**AIM OF THE TASK**.
Each line below should be retyped exactly, with no pictures.

------------------------------------------------------------------------

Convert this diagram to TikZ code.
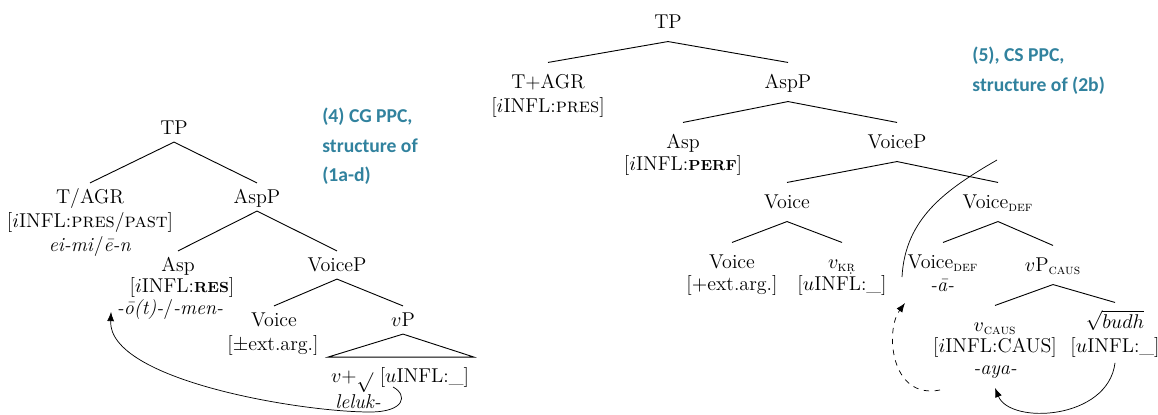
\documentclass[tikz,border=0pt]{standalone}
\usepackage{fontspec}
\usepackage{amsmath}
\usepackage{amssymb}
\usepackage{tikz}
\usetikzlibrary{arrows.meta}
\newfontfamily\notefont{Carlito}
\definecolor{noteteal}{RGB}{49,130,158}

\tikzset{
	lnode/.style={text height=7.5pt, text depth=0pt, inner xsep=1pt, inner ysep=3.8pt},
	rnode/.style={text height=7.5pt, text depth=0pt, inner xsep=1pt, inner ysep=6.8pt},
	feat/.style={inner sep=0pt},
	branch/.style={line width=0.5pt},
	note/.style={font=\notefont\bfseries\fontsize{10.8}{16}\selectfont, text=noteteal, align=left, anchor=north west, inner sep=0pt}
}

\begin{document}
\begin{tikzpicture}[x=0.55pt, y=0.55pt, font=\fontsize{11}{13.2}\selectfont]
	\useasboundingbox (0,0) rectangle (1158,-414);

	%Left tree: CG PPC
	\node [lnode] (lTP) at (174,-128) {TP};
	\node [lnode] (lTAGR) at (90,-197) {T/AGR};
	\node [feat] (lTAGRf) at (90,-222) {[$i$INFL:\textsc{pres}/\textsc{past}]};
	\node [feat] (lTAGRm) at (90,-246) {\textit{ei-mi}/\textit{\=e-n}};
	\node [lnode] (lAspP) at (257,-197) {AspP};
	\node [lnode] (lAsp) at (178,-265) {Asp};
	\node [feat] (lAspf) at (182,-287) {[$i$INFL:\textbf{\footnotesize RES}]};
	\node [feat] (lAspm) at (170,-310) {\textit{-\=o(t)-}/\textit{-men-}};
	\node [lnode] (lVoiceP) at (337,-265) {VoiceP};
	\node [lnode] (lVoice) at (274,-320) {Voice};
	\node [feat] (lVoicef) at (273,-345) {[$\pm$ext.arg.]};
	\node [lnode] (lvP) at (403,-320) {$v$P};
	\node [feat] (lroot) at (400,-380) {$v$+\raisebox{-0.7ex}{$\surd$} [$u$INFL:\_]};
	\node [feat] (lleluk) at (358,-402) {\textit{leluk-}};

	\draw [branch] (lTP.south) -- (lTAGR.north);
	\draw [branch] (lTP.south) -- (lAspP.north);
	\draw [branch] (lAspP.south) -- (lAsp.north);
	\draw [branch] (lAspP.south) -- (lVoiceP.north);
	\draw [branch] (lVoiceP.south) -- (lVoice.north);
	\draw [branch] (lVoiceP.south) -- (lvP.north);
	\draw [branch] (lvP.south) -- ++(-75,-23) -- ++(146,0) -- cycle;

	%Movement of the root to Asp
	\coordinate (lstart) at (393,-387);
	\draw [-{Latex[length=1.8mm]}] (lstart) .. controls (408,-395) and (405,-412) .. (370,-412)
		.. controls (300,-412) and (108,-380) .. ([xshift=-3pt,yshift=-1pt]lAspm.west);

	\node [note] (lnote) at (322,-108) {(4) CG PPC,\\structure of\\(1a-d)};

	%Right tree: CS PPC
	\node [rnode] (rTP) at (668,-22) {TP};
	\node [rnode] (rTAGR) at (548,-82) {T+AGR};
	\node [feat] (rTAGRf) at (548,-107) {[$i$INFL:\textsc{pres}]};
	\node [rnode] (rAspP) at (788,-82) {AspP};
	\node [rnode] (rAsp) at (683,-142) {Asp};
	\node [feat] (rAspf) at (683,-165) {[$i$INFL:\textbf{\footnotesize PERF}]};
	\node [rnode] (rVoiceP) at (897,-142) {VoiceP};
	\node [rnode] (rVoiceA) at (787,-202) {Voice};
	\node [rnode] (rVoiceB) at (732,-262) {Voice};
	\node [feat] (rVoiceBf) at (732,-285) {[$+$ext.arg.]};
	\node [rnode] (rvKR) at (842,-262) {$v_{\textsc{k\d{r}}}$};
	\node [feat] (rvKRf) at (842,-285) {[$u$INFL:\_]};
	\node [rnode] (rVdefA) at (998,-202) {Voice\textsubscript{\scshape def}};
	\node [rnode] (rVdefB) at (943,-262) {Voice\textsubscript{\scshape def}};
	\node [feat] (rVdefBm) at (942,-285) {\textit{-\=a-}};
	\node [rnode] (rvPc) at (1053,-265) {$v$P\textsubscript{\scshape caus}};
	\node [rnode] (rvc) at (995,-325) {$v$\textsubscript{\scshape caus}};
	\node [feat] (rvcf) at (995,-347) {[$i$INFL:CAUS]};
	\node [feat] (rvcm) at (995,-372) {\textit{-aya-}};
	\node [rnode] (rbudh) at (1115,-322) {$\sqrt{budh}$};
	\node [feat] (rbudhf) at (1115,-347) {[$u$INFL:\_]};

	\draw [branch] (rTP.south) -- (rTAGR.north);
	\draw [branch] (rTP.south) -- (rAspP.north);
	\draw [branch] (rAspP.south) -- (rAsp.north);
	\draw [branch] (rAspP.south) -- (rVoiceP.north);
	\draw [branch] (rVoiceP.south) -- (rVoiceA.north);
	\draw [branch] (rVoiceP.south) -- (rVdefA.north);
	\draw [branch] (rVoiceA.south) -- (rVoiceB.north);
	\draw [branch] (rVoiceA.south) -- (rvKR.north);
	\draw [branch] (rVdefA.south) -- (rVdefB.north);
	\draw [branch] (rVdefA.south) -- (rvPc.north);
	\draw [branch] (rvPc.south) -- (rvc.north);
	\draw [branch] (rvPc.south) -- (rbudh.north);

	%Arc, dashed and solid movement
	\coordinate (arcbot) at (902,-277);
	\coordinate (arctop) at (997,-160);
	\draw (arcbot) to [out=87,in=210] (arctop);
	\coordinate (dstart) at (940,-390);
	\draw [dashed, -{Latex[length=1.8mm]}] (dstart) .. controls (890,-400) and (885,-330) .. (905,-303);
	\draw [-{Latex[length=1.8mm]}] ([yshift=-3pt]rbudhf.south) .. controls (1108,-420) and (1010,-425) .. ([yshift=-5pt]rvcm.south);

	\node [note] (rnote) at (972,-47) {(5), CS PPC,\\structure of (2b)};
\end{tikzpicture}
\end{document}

------------------------------------------------------------------------

**THE RESPONSE**.
Convert this diagram to TikZ code.
\documentclass[tikz,border=0pt]{standalone}
\usepackage{fontspec}
\usepackage{amsmath}
\usepackage{amssymb}
\usepackage{tikz}
\usetikzlibrary{arrows.meta}
\newfontfamily\notefont{Carlito}
\definecolor{noteteal}{RGB}{49,130,158}

\tikzset{
	lnode/.style={text height=7.5pt, text depth=0pt, inner xsep=1pt, inner ysep=3.8pt},
	rnode/.style={text height=7.5pt, text depth=0pt, inner xsep=1pt, inner ysep=6.8pt},
	feat/.style={inner sep=0pt},
	branch/.style={line width=0.5pt},
	note/.style={font=\notefont\bfseries\fontsize{10.8}{16}\selectfont, text=noteteal, align=left, anchor=north west, inner sep=0pt}
}

\begin{document}
\begin{tikzpicture}[x=0.55pt, y=0.55pt, font=\fontsize{11}{13.2}\selectfont]
	\useasboundingbox (0,0) rectangle (1158,-414);

	%Left tree: CG PPC
	\node [lnode] (lTP) at (174,-128) {TP};
	\node [lnode] (lTAGR) at (90,-197) {T/AGR};
	\node [feat] (lTAGRf) at (90,-222) {[$i$INFL:\textsc{pres}/\textsc{past}]};
	\node [feat] (lTAGRm) at (90,-246) {\textit{ei-mi}/\textit{\=e-n}};
	\node [lnode] (lAspP) at (257,-197) {AspP};
	\node [lnode] (lAsp) at (178,-265) {Asp};
	\node [feat] (lAspf) at (182,-287) {[$i$INFL:\textbf{\footnotesize RES}]};
	\node [feat] (lAspm) at (170,-310) {\textit{-\=o(t)-}/\textit{-men-}};
	\node [lnode] (lVoiceP) at (337,-265) {VoiceP};
	\node [lnode] (lVoice) at (274,-320) {Voice};
	\node [feat] (lVoicef) at (273,-345) {[$\pm$ext.arg.]};
	\node [lnode] (lvP) at (403,-320) {$v$P};
	\node [feat] (lroot) at (400,-380) {$v$+\raisebox{-0.7ex}{$\surd$} [$u$INFL:\_]};
	\node [feat] (lleluk) at (358,-402) {\textit{leluk-}};

	\draw [branch] (lTP.south) -- (lTAGR.north);
	\draw [branch] (lTP.south) -- (lAspP.north);
	\draw [branch] (lAspP.south) -- (lAsp.north);
	\draw [branch] (lAspP.south) -- (lVoiceP.north);
	\draw [branch] (lVoiceP.south) -- (lVoice.north);
	\draw [branch] (lVoiceP.south) -- (lvP.north);
	\draw [branch] (lvP.south) -- ++(-75,-23) -- ++(146,0) -- cycle;

	%Movement of the root to Asp
	\coordinate (lstart) at (393,-387);
	\draw [-{Latex[length=1.8mm]}] (lstart) .. controls (408,-395) and (405,-412) .. (370,-412)
		.. controls (300,-412) and (108,-380) .. ([xshift=-3pt,yshift=-1pt]lAspm.west);

	\node [note] (lnote) at (322,-108) {(4) CG PPC,\\structure of\\(1a-d)};

	%Right tree: CS PPC
	\node [rnode] (rTP) at (668,-22) {TP};
	\node [rnode] (rTAGR) at (548,-82) {T+AGR};
	\node [feat] (rTAGRf) at (548,-107) {[$i$INFL:\textsc{pres}]};
	\node [rnode] (rAspP) at (788,-82) {AspP};
	\node [rnode] (rAsp) at (683,-142) {Asp};
	\node [feat] (rAspf) at (683,-165) {[$i$INFL:\textbf{\footnotesize PERF}]};
	\node [rnode] (rVoiceP) at (897,-142) {VoiceP};
	\node [rnode] (rVoiceA) at (787,-202) {Voice};
	\node [rnode] (rVoiceB) at (732,-262) {Voice};
	\node [feat] (rVoiceBf) at (732,-285) {[$+$ext.arg.]};
	\node [rnode] (rvKR) at (842,-262) {$v_{\textsc{k\d{r}}}$};
	\node [feat] (rvKRf) at (842,-285) {[$u$INFL:\_]};
	\node [rnode] (rVdefA) at (998,-202) {Voice\textsubscript{\scshape def}};
	\node [rnode] (rVdefB) at (943,-262) {Voice\textsubscript{\scshape def}};
	\node [feat] (rVdefBm) at (942,-285) {\textit{-\=a-}};
	\node [rnode] (rvPc) at (1053,-265) {$v$P\textsubscript{\scshape caus}};
	\node [rnode] (rvc) at (995,-325) {$v$\textsubscript{\scshape caus}};
	\node [feat] (rvcf) at (995,-347) {[$i$INFL:CAUS]};
	\node [feat] (rvcm) at (995,-372) {\textit{-aya-}};
	\node [rnode] (rbudh) at (1115,-322) {$\sqrt{budh}$};
	\node [feat] (rbudhf) at (1115,-347) {[$u$INFL:\_]};

	\draw [branch] (rTP.south) -- (rTAGR.north);
	\draw [branch] (rTP.south) -- (rAspP.north);
	\draw [branch] (rAspP.south) -- (rAsp.north);
	\draw [branch] (rAspP.south) -- (rVoiceP.north);
	\draw [branch] (rVoiceP.south) -- (rVoiceA.north);
	\draw [branch] (rVoiceP.south) -- (rVdefA.north);
	\draw [branch] (rVoiceA.south) -- (rVoiceB.north);
	\draw [branch] (rVoiceA.south) -- (rvKR.north);
	\draw [branch] (rVdefA.south) -- (rVdefB.north);
	\draw [branch] (rVdefA.south) -- (rvPc.north);
	\draw [branch] (rvPc.south) -- (rvc.north);
	\draw [branch] (rvPc.south) -- (rbudh.north);

	%Arc, dashed and solid movement
	\coordinate (arcbot) at (902,-277);
	\coordinate (arctop) at (997,-160);
	\draw (arcbot) to [out=87,in=210] (arctop);
	\coordinate (dstart) at (940,-390);
	\draw [dashed, -{Latex[length=1.8mm]}] (dstart) .. controls (890,-400) and (885,-330) .. (905,-303);
	\draw [-{Latex[length=1.8mm]}] ([yshift=-3pt]rbudhf.south) .. controls (1108,-420) and (1010,-425) .. ([yshift=-5pt]rvcm.south);

	\node [note] (rnote) at (972,-47) {(5), CS PPC,\\structure of (2b)};
\end{tikzpicture}
\end{document}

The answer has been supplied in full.